Profit and loss report

A Profit and Loss (P&L) report, synonymous with an income statement, is a financial document that summarizes a business's revenues, cost of goods sold, gross profit, operating expenses, and net income (or net loss) over a specific accounting period -- typically a month, quarter, or year. Prepared on an accrual basis under GAAP, it shows management, lenders, and investors how the business performed operationally during the period. A multi-period P&L (showing 12 or 24 months side by side) enables trend analysis -- identifying whether margins are expanding or compressing and whether operating leverage is being realized as revenue grows.

Problem & Application

A campground operator reviews a side-by-side monthly P&L for the trailing 12 months. Revenue peaks at $120,000 in July and troughs at $18,000 in January. Gross margin holds steady at approximately 72% year-round, indicating that variable cost of sales (direct maintenance, site supplies) scales proportionally. But operating margin in January drops to -25% because fixed costs (insurance, software subscriptions, year-round staff salaries) continue regardless of revenue.

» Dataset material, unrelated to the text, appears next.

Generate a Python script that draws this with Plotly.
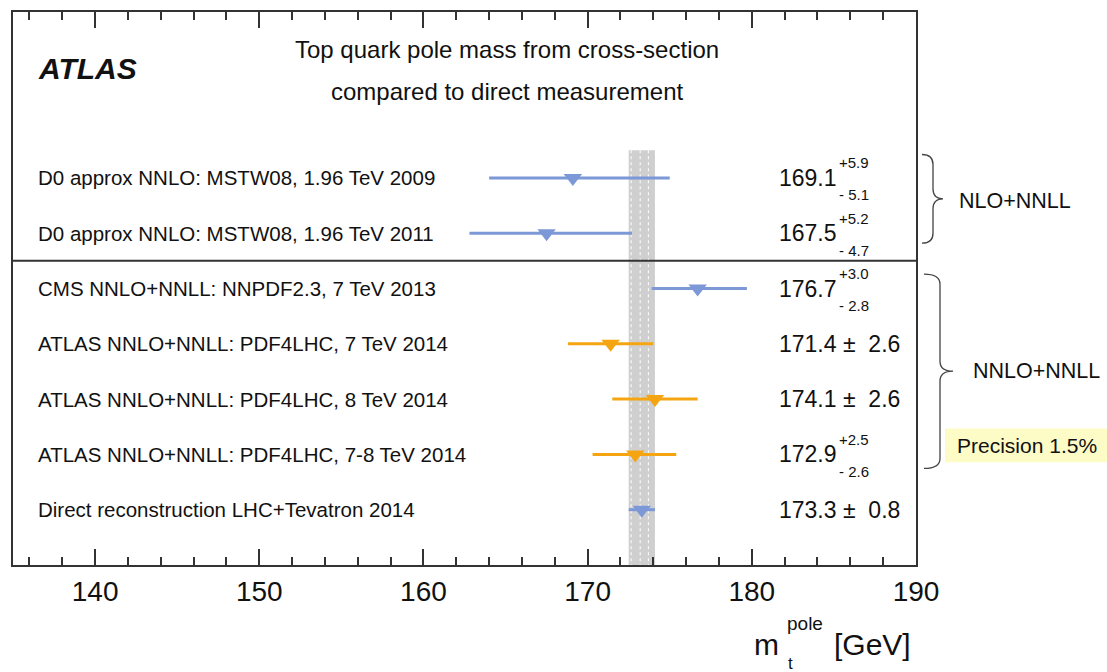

This analysis directly informs the off-season staffing decision: reducing to a skeleton crew in November through February could save $15,000 per month in labor and swing January from a -$4,500 loss to a +$10,500 operating profit. For property acquirers and lenders, the P&L for the prior two to three full years -- with addbacks for non-recurring items and owner benefits -- is the foundation for normalizing EBITDA and underwriting the purchase price or loan amount. Parikh Financial prepares lender-ready P&L packages for clients pursuing acquisition financing or refinancing.

In Short

The P&L report is an essential financial tool for assessing profitability and guiding business decisions to ensure sustainable growth.